NSCC Adds Breakpoint Transparency, Info Exchange

It's Spring and mutual fund breakpoint initiatives are in full bloom at National Securities Clearing Corporation (NSCC) of New York, a subsidiary of the Depository Trust & Clearing Corporation.

NSCC last week announced it had added a capability to its Networking centralized record-keeping system that allows for accounts held directly at a fund company in an investor's name to be identified and communicated to broker/dealers, banks and other fund distributors. That information, on accounts that brokers and other distributors may have not otherwise been aware of, will allow brokers and representatives to better apply for the proper sales charge breakpoint discounts on behalf of clients when investing their money in mutual funds.

NSCC's Networking mutual fund-to-distributor operational platform launched in 1988. Networking allows for customer account-level information to flow back and forth between fund companies and a variety of fund distributors, allowing each to view the exact same information. The inclusion of direct investor account information required NSCC to amend its record database so that it could accept new information on direct accounts, including directly held fund company account numbers versus an investor's brokerage account number.

By adding the direct account capability, "there is more transparency of information passing between fund and [distribution] firm," said Barbara Simon, vice president of mutual funds at NSCC. The firm expects customers to begin test-driving the new functionality over the next few months.

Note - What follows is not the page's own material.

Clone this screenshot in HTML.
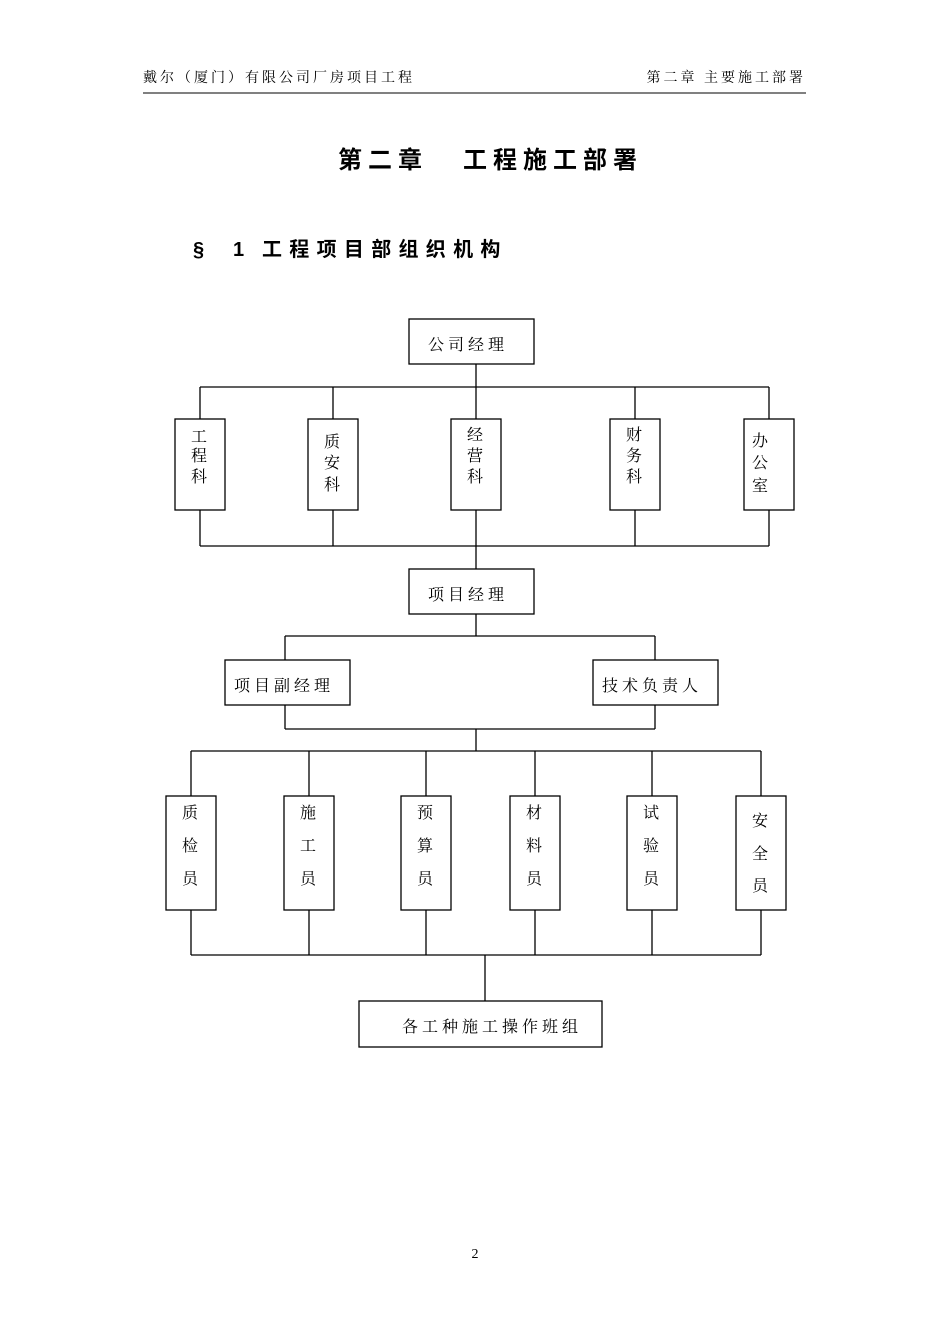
<!DOCTYPE html>
<html><head><meta charset="utf-8"><style>
html,body{margin:0;padding:0;background:#fff;}
svg{display:block;}
text{font-family:"Liberation Serif","Noto Serif CJK SC","Noto Sans CJK SC",serif;fill:#000;}
.h{font-family:"Liberation Sans","Noto Sans CJK SC",sans-serif;font-weight:bold;}
</style></head><body>
<svg width="950" height="1344" viewBox="0 0 950 1344" xmlns="http://www.w3.org/2000/svg">
<text x="143" y="82" font-size="14" letter-spacing="3">戴尔（厦门）有限公司厂房项目工程</text>
<text x="806" y="82" font-size="14" letter-spacing="3" text-anchor="end">第二章  主要施工部署</text>
<line x1="143" y1="93" x2="806" y2="93" stroke="#000" stroke-width="1"/>
<text class="h" x="338" y="168" font-size="24" letter-spacing="6">第二章</text>
<text class="h" x="463" y="168" font-size="24" letter-spacing="6">工程施工部署</text>
<text class="h" x="193" y="256" font-size="20">§</text>
<text class="h" x="233" y="256" font-size="20">1</text>
<text class="h" x="262" y="256" font-size="20" letter-spacing="7.3">工程项目部组织机构</text>
<g stroke="#000" stroke-width="1.3" fill="#fff">
<line x1="476" y1="364" x2="476" y2="419"/>
<line x1="200" y1="387" x2="769" y2="387"/>
<line x1="200" y1="387" x2="200" y2="546"/>
<line x1="333" y1="387" x2="333" y2="546"/>
<line x1="635" y1="387" x2="635" y2="546"/>
<line x1="769" y1="387" x2="769" y2="546"/>
<line x1="476" y1="510" x2="476" y2="569"/>
<line x1="200" y1="546" x2="769" y2="546"/>
<line x1="476" y1="614" x2="476" y2="636"/>
<line x1="285" y1="636" x2="655" y2="636"/>
<line x1="285" y1="636" x2="285" y2="729"/>
<line x1="655" y1="636" x2="655" y2="729"/>
<line x1="285" y1="729" x2="655" y2="729"/>
<line x1="476" y1="729" x2="476" y2="751"/>
<line x1="191" y1="751" x2="761" y2="751"/>
<line x1="191" y1="955" x2="761" y2="955"/>
<line x1="191" y1="751" x2="191" y2="955"/>
<line x1="309" y1="751" x2="309" y2="955"/>
<line x1="426" y1="751" x2="426" y2="955"/>
<line x1="535" y1="751" x2="535" y2="955"/>
<line x1="652" y1="751" x2="652" y2="955"/>
<line x1="761" y1="751" x2="761" y2="955"/>
<line x1="485" y1="955" x2="485" y2="1001"/>
<rect x="409" y="319" width="125" height="45"/>
<rect x="175" y="419" width="50" height="91"/>
<rect x="308" y="419" width="50" height="91"/>
<rect x="451" y="419" width="50" height="91"/>
<rect x="610" y="419" width="50" height="91"/>
<rect x="744" y="419" width="50" height="91"/>
<rect x="409" y="569" width="125" height="45"/>
<rect x="225" y="660" width="125" height="45"/>
<rect x="593" y="660" width="125" height="45"/>
<rect x="166" y="796" width="50" height="114"/>
<rect x="284" y="796" width="50" height="114"/>
<rect x="401" y="796" width="50" height="114"/>
<rect x="510" y="796" width="50" height="114"/>
<rect x="627" y="796" width="50" height="114"/>
<rect x="736" y="796" width="50" height="114"/>
<rect x="359" y="1001" width="243" height="46"/>
</g>
<g font-size="16" letter-spacing="4">
<text x="428" y="350">公司经理</text>
<text x="428" y="600">项目经理</text>
<text x="234" y="691">项目副经理</text>
<text x="602" y="691">技术负责人</text>
<text x="402" y="1032">各工种施工操作班组</text>
</g>
<g font-size="16" text-anchor="middle">
<text x="199" y="442">工</text><text x="199" y="461">程</text><text x="199" y="482">科</text>
<text x="332" y="447">质</text><text x="332" y="468">安</text><text x="332" y="490">科</text>
<text x="475" y="440">经</text><text x="475" y="461">营</text><text x="475" y="482">科</text>
<text x="634" y="440">财</text><text x="634" y="461">务</text><text x="634" y="482">科</text>
<text x="760" y="446">办</text><text x="760" y="468">公</text><text x="760" y="491">室</text>
<text x="190" y="818">质</text><text x="190" y="851">检</text><text x="190" y="884">员</text>
<text x="308" y="818">施</text><text x="308" y="851">工</text><text x="308" y="884">员</text>
<text x="425" y="818">预</text><text x="425" y="851">算</text><text x="425" y="884">员</text>
<text x="534" y="818">材</text><text x="534" y="851">料</text><text x="534" y="884">员</text>
<text x="651" y="818">试</text><text x="651" y="851">验</text><text x="651" y="884">员</text>
<text x="760" y="826">安</text><text x="760" y="859">全</text><text x="760" y="891">员</text>
</g>
<text x="475" y="1258" font-size="14" text-anchor="middle">2</text>
</svg>
</body></html>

This is not NSCC's first breakpoint initiative. NSCC has been making changes to the various components of its behind-the-scenes fund operating platforms since 2003. In July 2003, a specially assembled Joint NASD/Industry Breakpoint Task Force released a report and 13 recommendations on ways to assure that mutual fund investors receive the sales charge discounts to which they're entitled

The task force was assembled at the request of the Securities and Exchange Commission after sweep examinations conducted in 2002 revealed that many broker/dealers were not uniformly applying breakpoint discounts to the tune of $86 million in overcharges to customers in 2001 and 2002 alone. In early 2004, fifteen brokerage firms were fined more than $21.5 million collectively, and efforts to solve the breakpoint dilemma kicked into high gear.

NSCC has also been making a series of significant amendments over the past 18 months to its informational Mutual Fund Profile Service, which, like Networking, allows information to readily pass back and forth between mutual funds and fund distributors. But unlike Networking, the fund Profile system provides no transactional information such as trades or current balances. Instead, just information is shared between parties.

There is a trio of underlying databases within the fund Profile platform. NSCC has been making enhancements to its "security issue database" which details each and every participating mutual fund's vital statistics, including various classes and their sales charges, account minimums, fund processing capabilities and all breakpoint characteristics - which were added in 2004.

This centralized location for breakpoint information on the many thousands of mutual funds available for purchase is exactly what the joint task force recommended nearly two years ago in its July 2003 report. At that time, NSCC was specifically identified as having the greatest ability to provide the level of detail necessary to cure the industry's breakpoint breaches.

But Rome was not built in a day. In order to expand the breakpoint information available for each mutual fund by its unique CUSIP number, rules had to be established and common, standard definitions had to be created so that brokers and mutual funds alike were all on the same page, said Simon, who chaired one of the Task Force's subcommittees.

Simon's subcommittee developed a dictionary that provides a detailed explanation of many items, such as the parameters for different types of loads - front-end, back-end, level, hybrid and the like. It also meant defining exactly which family members would be allowed to combine their holdings for breakpoint discounts, and further defining whether "children" also meant stepchildren, and whether "Uncle Joe" would be included, Simon added. This detailed information allowed the 300 new breakpoint data fields that NSCC was creating to be accurately established, she said.

That initiative also meant modernizing NSCC's Profile platform which, when built in 1996/1997 could not have anticipated the later creation of items such as "R" and "I" share classes.

"We looked at this database as a static database," said Ann Bergin, NSCC's managing director, mutual fund services. "But now we see this as something that needs to be dynamically updated by funds so that broker/dealers can rely on information that they know is current."

The biggest challenge now for NSCC is getting its mutual fund Profile participants to update the various breakpoint information fields, Bergin said. Many are actively working on this and some have hired part-time clerks to assist in culling information from fund documents. To assist, NSCC partnered with technology company NewRiver of Andover, Mass. and now offers NewRiver's patented service of extrapolating detailed breakpoint information directly from fund documents filed on the SEC's EDGAR system.